Pushing back against a growing effort to curb Jamie Dimon’s power, J.P. Morgan Chase’s (NYSE:JPM) lead director warned shareholders on Friday that a vote to separate the bank’s chairman and CEO positions “could be disruptive to the company.”

The shareholder letter comes ahead of J.P. Morgan’s May 21 annual meeting where investors will vote on a nonbinding proposal that calls on the board to install an independent chairman.

The proposal, which received 40% of the vote last year, has been endorsed by the two largest U.S. proxy advisors amid concerns generated by the London Whale trading debacle and as part of a broader push in corporate-governance circles to bolster oversight.

However, Lee Raymond, the presiding director of J.P. Morgan’s board, told shareholders that having Dimon serve as both chairman and CEO is “the most effective structure” for the bank.

The letter, which was also signed by William Weldon, head of the board’s corporate governance and nominating committee, strongly endorsed the re-election of all of J.P. Morgan’s directors.

Earlier this week proxy advisor Glass Lewis & Co. urged shareholders to support the split proposal as well as vote against six of J.P. Morgan’s 11 directors: James Bell, Crandall Bowles, David Cote, James Crown, Ellen Futter and Laban Jackson, Jr.

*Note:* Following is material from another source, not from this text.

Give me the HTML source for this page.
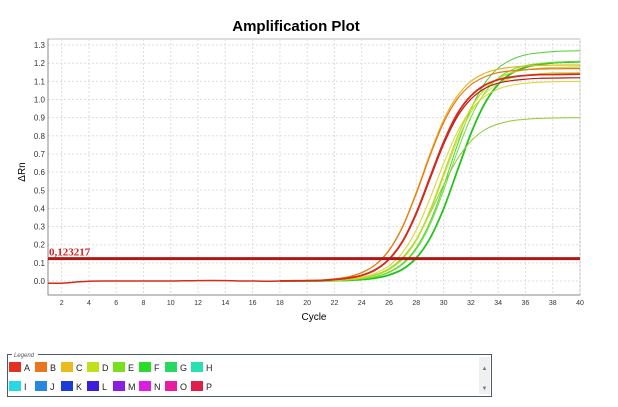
<!DOCTYPE html>
<html><head><meta charset="utf-8"><style>
body{margin:0;background:#fff;width:618px;height:402px;overflow:hidden;font-family:"Liberation Sans",sans-serif}
</style></head><body>
<svg width="618" height="402" xmlns="http://www.w3.org/2000/svg">
<g id="grid"></g>
<g id="axes"></g>
<g id="series"></g>
<g id="thr"></g>
<text x="296" y="31" text-anchor="middle" font-size="15" font-weight="bold">Amplification Plot</text>
<text x="314" y="320" text-anchor="middle" font-size="10">Cycle</text>
<text x="0" y="0" transform="translate(25,172) rotate(-90)" text-anchor="middle" font-size="10">ΔRn</text>
<g>
<rect x="7.5" y="354.5" width="484" height="42" fill="#fff" stroke="#4a5a6a"/>
<rect x="12" y="351" width="26" height="7" fill="#fff"/>
<text x="14" y="357" font-size="6" font-style="italic" fill="#555">Legend</text>
<rect x="479" y="357" width="11" height="37" fill="#f0f0f0"/>
<text x="484.5" y="370" font-size="6" text-anchor="middle" fill="#777">▲</text>
<text x="484.5" y="390" font-size="6" text-anchor="middle" fill="#777">▼</text>
<g id="leg"></g>
</g>
</svg>
<script>
const cycleTicks=[2,4,6,8,10,12,14,16,18,20,22,24,26,28,30,32,34,36,38,40];
const yTicks=[0.0,0.1,0.2,0.3,0.4,0.5,0.6,0.7,0.8,0.9,1.0,1.1,1.2,1.3];
const threshold=0.123217;
const baseline=[-0.012,-0.012,-0.006,-0.001,0,0,0,0,0,0,0.001,0.002,0.003,0.002,0,0,-0.001,0];
const startCycle=18;
const sA=[0,0.001,0.002,0.003,0.008,0.016,0.031,0.062,0.12,0.22,0.375,0.57,0.765,0.92,1.02,1.078,1.109,1.124,1.132,1.137,1.138,1.139,1.14];
const sB=[0.001,0.001,0.003,0.005,0.011,0.022,0.046,0.089,0.168,0.298,0.482,0.688,0.872,1.002,1.081,1.124,1.148,1.158,1.164,1.168,1.169,1.17,1.17];
const sC=[0.001,0.001,0.003,0.005,0.012,0.023,0.046,0.09,0.171,0.303,0.49,0.7,0.887,1.019,1.1,1.144,1.167,1.178,1.184,1.188,1.189,1.19,1.19];
const sD=[0,0.001,0.002,0.003,0.008,0.015,0.03,0.06,0.118,0.216,0.368,0.56,0.752,0.904,1.002,1.06,1.09,1.104,1.112,1.117,1.118,1.119,1.12];
const sF=[0,0.001,0.001,0.003,0.005,0.011,0.021,0.043,0.084,0.158,0.281,0.453,0.647,0.82,0.942,1.016,1.057,1.079,1.089,1.095,1.098,1.099,1.10];
const sG=[0,0,0.001,0.002,0.004,0.008,0.016,0.032,0.064,0.124,0.228,0.388,0.59,0.792,0.952,1.056,1.116,1.148,1.163,1.172,1.176,1.178,1.179];
const sH=[0,0,0.001,0.001,0.003,0.006,0.012,0.024,0.05,0.097,0.183,0.324,0.523,0.747,0.946,1.087,1.173,1.22,1.246,1.257,1.264,1.267,1.269];
const sI=[0,0,0.001,0.001,0.003,0.005,0.012,0.023,0.047,0.092,0.174,0.309,0.499,0.711,0.901,1.036,1.118,1.163,1.187,1.198,1.204,1.208,1.209];
const sJ=[0,0,0.001,0.002,0.004,0.009,0.017,0.035,0.068,0.13,0.23,0.371,0.529,0.671,0.77,0.832,0.865,0.883,0.891,0.896,0.898,0.899,0.9];
const sK=[0,0,0,0.001,0.002,0.004,0.008,0.016,0.033,0.065,0.127,0.234,0.398,0.605,0.812,0.976,1.083,1.145,1.177,1.193,1.202,1.206,1.208];
const sL=[0,0,0.001,0.002,0.003,0.008,0.016,0.031,0.062,0.121,0.222,0.378,0.575,0.772,0.928,1.029,1.088,1.119,1.134,1.142,1.147,1.148,1.149];
const seriesList=[[sH,"#4cd232",1],[sK,"#22c41a",1.8],[sI,"#6ede34",1],[sJ,"#8ccc30",1],[sL,"#c4e23c",1],[sG,"#b2dc26",1.2],[sF,"#dcd42a",1],[sC,"#e8b41c",1.2],[sB,"#e8761c",1.2],[sD,"#b81c12",1.2],[sA,"#d62a1a",1.8]];
const legendNames=["A","B","C","D","E","F","G","H","I","J","K","L","M","N","O","P"];
const legendColors=["#e0321e","#e8761e","#e8bc1e","#c0e01e","#78e01e","#28dc28","#28d860","#28e0b0","#28d8e8","#2888e0","#1e3cd8","#3c1ed8","#8c1ee0","#dc1ee0","#e81ea0","#e01e4c"];
const NS="http://www.w3.org/2000/svg";
const X0=48,X1=580,Y0=281,PER=18.15,YBOT=295,YTOP=39;
const xs=c=>X0+(c-1)*(X1-X0)/39;
const ys=v=>Y0-v*PER*10;
function mk(t,a,p){const e=document.createElementNS(NS,t);for(const k in a)e.setAttribute(k,a[k]);p.appendChild(e);return e;}
function smooth(pts){
 let d='M'+pts[0][0].toFixed(1)+','+pts[0][1].toFixed(1);
 for(let i=0;i<pts.length-1;i++){
  const p0=pts[i-1]||pts[i],p1=pts[i],p2=pts[i+1],p3=pts[i+2]||p2;
  const c1=[p1[0]+(p2[0]-p0[0])/6,p1[1]+(p2[1]-p0[1])/6];
  const c2=[p2[0]-(p3[0]-p1[0])/6,p2[1]-(p3[1]-p1[1])/6];
  d+='C'+c1[0].toFixed(1)+','+c1[1].toFixed(1)+' '+c2[0].toFixed(1)+','+c2[1].toFixed(1)+' '+p2[0].toFixed(1)+','+p2[1].toFixed(1);
 }
 return d;
}
const grid=document.getElementById('grid'),axes=document.getElementById('axes'),ser=document.getElementById('series');
mk('rect',{x:X0,y:YTOP,width:X1-X0,height:YBOT-YTOP,fill:'#fff',stroke:'#bbb'},grid);
cycleTicks.forEach(c=>{
 const l=mk('line',{x1:xs(c),x2:xs(c),y1:YTOP,y2:YBOT,stroke:'#ddd','stroke-dasharray':'2,2'},grid);
 
 
 const t=mk('text',{x:xs(c),y:305,'font-size':7,'text-anchor':'middle',fill:'#333'},axes);t.textContent=c;
 
 
});
yTicks.forEach(v=>{
 const l=mk('line',{x1:X0,x2:X1,y1:ys(v),y2:ys(v),stroke:'#ddd','stroke-dasharray':'2,2'},grid);
 
 
 const t=mk('text',{x:45,y:ys(v)+3,'font-size':8,'text-anchor':'end',fill:'#333'},axes);t.textContent=v.toFixed(1);
 
 
});
mk('line',{x1:X0,x2:X0,y1:YTOP,y2:YBOT,stroke:'#888'},axes);
mk('line',{x1:X0,x2:X1,y1:YBOT,y2:YBOT,stroke:'#888'},axes);
const bp=mk('path',{d:smooth(baseline.map((v,i)=>[xs(i+1),ys(v)])),fill:'none',stroke:'#d62a1a','stroke-width':1.5},ser);


seriesList.forEach(([arr,col,w],k)=>{
 const p=mk('path',{d:smooth(arr.map((v,i)=>[xs(startCycle+i),ys(v)])),fill:'none',stroke:col,'stroke-width':w,'stroke-linejoin':'round'},ser);
 
 
});
const thr=document.getElementById('thr');
const tl=mk('line',{x1:X0,x2:X1,y1:ys(threshold),y2:ys(threshold),stroke:'#b01818','stroke-width':3},thr);


const tt=mk('text',{x:X0+1,y:ys(threshold)-3,'font-size':11,'font-weight':'bold',fill:'#d42020','font-family':'Liberation Serif,serif'},thr);
tt.textContent='0,123217';


const leg=document.getElementById('leg');
legendNames.forEach((n,i)=>{
 const c=i%8,r=Math.floor(i/8),x=9+c*26,y=362+r*19;
 const s=mk('rect',{x:x,y:y,width:12,height:10,fill:legendColors[i]},leg);
 
 
 const t=mk('text',{x:x+15,y:y+9,'font-size':9,fill:'#222'},leg);t.textContent=n;
 
 
});
</script>
</body></html>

“Shareholders should be concerned that company management was allowed to build a massive exposure to credit derivatives, switch VaR models following a breach of risk limits, and value its positions so to minimize losses, and that it was able to do each of these things without triggering a board-level review or a mandatory containment of risk,” Glass Lewis said in a report on Tuesday.

The board letter on Friday argued the London Whale trading debacle, which caused more than $6 billion in losses, were “unique and idiosyncratic” and said proxy advisors have focused “too narrowly” on the issue.

Some believe that J.P. Morgan will ultimately need to cave to shareholders and appoint an independent chairman.

“Politically, they are going to have to do something,” said Thomas Saporito, CEO of RHR International.

Shares of New York-based J.P. Morgan had little response to the news and were recently off 0.53% to $48.78.